Founded in 2010 in Salé and spread across 17 hectares, the academy hosts 121 boys aged 12 to 18, drawn from cities, rural areas and the disputed Western Sahara.

Head of recruitment Tarik El Khazri travels nationwide to identify prospects as young as six through a network of local scouting cells.

 Around 90 percent of recruits come from low-income families, and the academy covers all needs, which includes meals, housing, schooling and medical care – supported partly by funding from King Mohammed VI.

Daily life at the academy blends intensive football training with full academic coursework. Players rise at 7am, attend classes, train twice a day and complete evening study sessions.

Despite distractions during major national team matches, the academy has maintained a 100-percent high school graduation rate for the past decade.

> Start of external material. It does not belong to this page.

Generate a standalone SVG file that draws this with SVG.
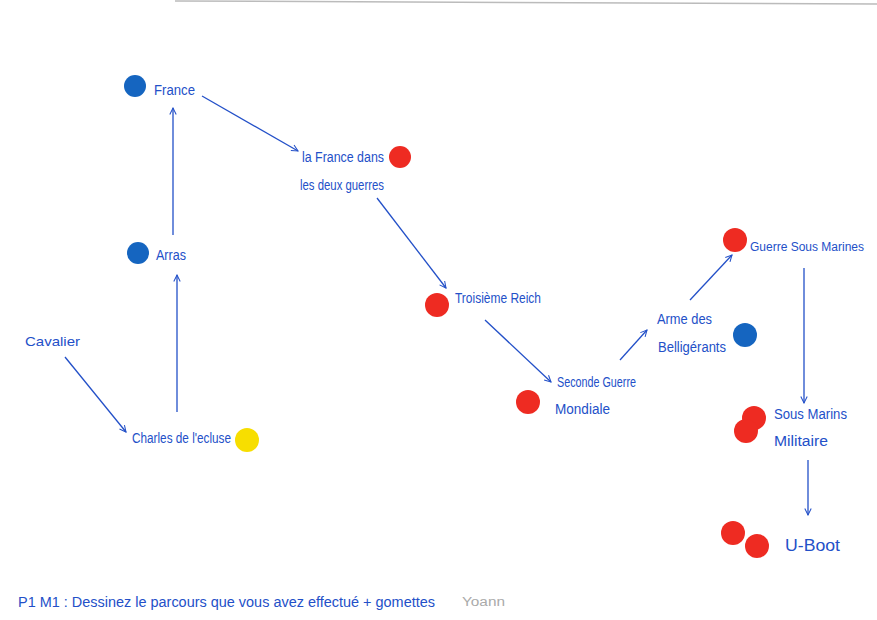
<svg xmlns="http://www.w3.org/2000/svg" width="877" height="620" viewBox="0 0 877 620">
<style>
text{font-family:"Liberation Sans",Arial,sans-serif;font-size:14px;fill:#2350c8}
.c{stroke:#2350c8;stroke-width:1.3;fill:none;marker-end:url(#ah)}
.b{fill:#1565c0}.r{fill:#ee2b22}.y{fill:#f7de00}
</style>
<defs>
<marker id="ah" viewBox="0 0 10 10" refX="9" refY="5" markerWidth="8" markerHeight="8" orient="auto" markerUnits="userSpaceOnUse">
<path d="M1,1 L9,5 L1,9" fill="none" stroke="#2350c8" stroke-width="1.3"/>
</marker>
</defs>
<rect width="877" height="620" fill="#fff"/>
<line x1="175" y1="1" x2="877" y2="4" stroke="#bbb" stroke-width="1.5"/>
<g id="connectors">
<line class="c" x1="65" y1="357" x2="126" y2="432"/>
<line class="c" x1="177" y1="412" x2="177" y2="275"/>
<line class="c" x1="173" y1="235" x2="173" y2="108"/>
<line class="c" x1="202" y1="96" x2="298" y2="151"/>
<line class="c" x1="377" y1="198" x2="446" y2="288"/>
<line class="c" x1="485" y1="320" x2="551" y2="382"/>
<line class="c" x1="620" y1="360" x2="647" y2="330"/>
<line class="c" x1="690" y1="300" x2="732" y2="255"/>
<line class="c" x1="804" y1="268" x2="804" y2="403"/>
<line class="c" x1="808" y1="460" x2="808" y2="515"/>
</g>
<g id="france"><circle class="b" cx="135" cy="86" r="11"/><text x="154" y="95" textLength="41" lengthAdjust="spacingAndGlyphs">France</text></g>
<g id="lafrance"><circle class="r" cx="400" cy="157" r="11"/><text x="302" y="162" textLength="82" lengthAdjust="spacingAndGlyphs">la France dans</text><text x="300" y="190" textLength="84" lengthAdjust="spacingAndGlyphs">les deux guerres</text></g>
<g id="arras"><circle class="b" cx="138" cy="253" r="11"/><text x="156" y="260" textLength="30" lengthAdjust="spacingAndGlyphs">Arras</text></g>
<g id="cavalier"><text x="25" y="346" textLength="55" lengthAdjust="spacingAndGlyphs" style="font-size:13px">Cavalier</text></g>
<g id="charles"><circle class="y" cx="247" cy="440" r="12"/><text x="132" y="443" textLength="99" lengthAdjust="spacingAndGlyphs">Charles de l'ecluse</text></g>
<g id="reich"><circle class="r" cx="437" cy="305" r="12"/><text x="455" y="303" textLength="86" lengthAdjust="spacingAndGlyphs">Troisième Reich</text></g>
<g id="seconde"><circle class="r" cx="528" cy="402" r="12"/><text x="557" y="387" textLength="79" lengthAdjust="spacingAndGlyphs">Seconde Guerre</text><text x="555" y="414" textLength="55" lengthAdjust="spacingAndGlyphs">Mondiale</text></g>
<g id="arme"><circle class="b" cx="745" cy="335" r="12"/><text x="657" y="324" textLength="55" lengthAdjust="spacingAndGlyphs">Arme des</text><text x="658" y="352" textLength="68" lengthAdjust="spacingAndGlyphs">Belligérants</text></g>
<g id="guerresm"><circle class="r" cx="735" cy="240" r="12"/><text x="750" y="251" style="font-size:12px" textLength="114" lengthAdjust="spacingAndGlyphs">Guerre Sous Marines</text></g>
<g id="sousmarins"><circle class="r" cx="754" cy="418" r="12"/><circle class="r" cx="746" cy="431" r="12"/><text x="774" y="419" textLength="73" lengthAdjust="spacingAndGlyphs">Sous Marins</text><text x="774" y="446" textLength="54" lengthAdjust="spacingAndGlyphs">Militaire</text></g>
<g id="uboot"><circle class="r" cx="733" cy="533" r="12"/><circle class="r" cx="757" cy="546" r="12"/><text x="785" y="551" style="font-size:17px" textLength="55" lengthAdjust="spacingAndGlyphs">U-Boot</text></g>
<g id="footer"><text x="18" y="607" textLength="417" lengthAdjust="spacingAndGlyphs">P1 M1 : Dessinez le parcours que vous avez effectué + gomettes</text><text x="462" y="606" style="fill:#aaa;font-size:12px" textLength="43" lengthAdjust="spacingAndGlyphs">Yoann</text></g>
</svg>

Education chief Abderrazak El Rhomari says this is crucial, noting that “one injury can end a career”.

The academy’s football output is equally notable. It helped shape striker Youssef En-Nesyri, a standout in Morocco’s historic 2022 World Cup run, and has produced 26 players for the Moroccan top flight, with about 30 now in Europe. At least five academy graduates are seen as contenders for the 2026 World Cup squad.

Its impact was underscored last month when Morocco’s Under-20 team won the World Cup in Chile — the first Arab nation to do so — with academy product Yassir Zabiri finishing as joint top scorer.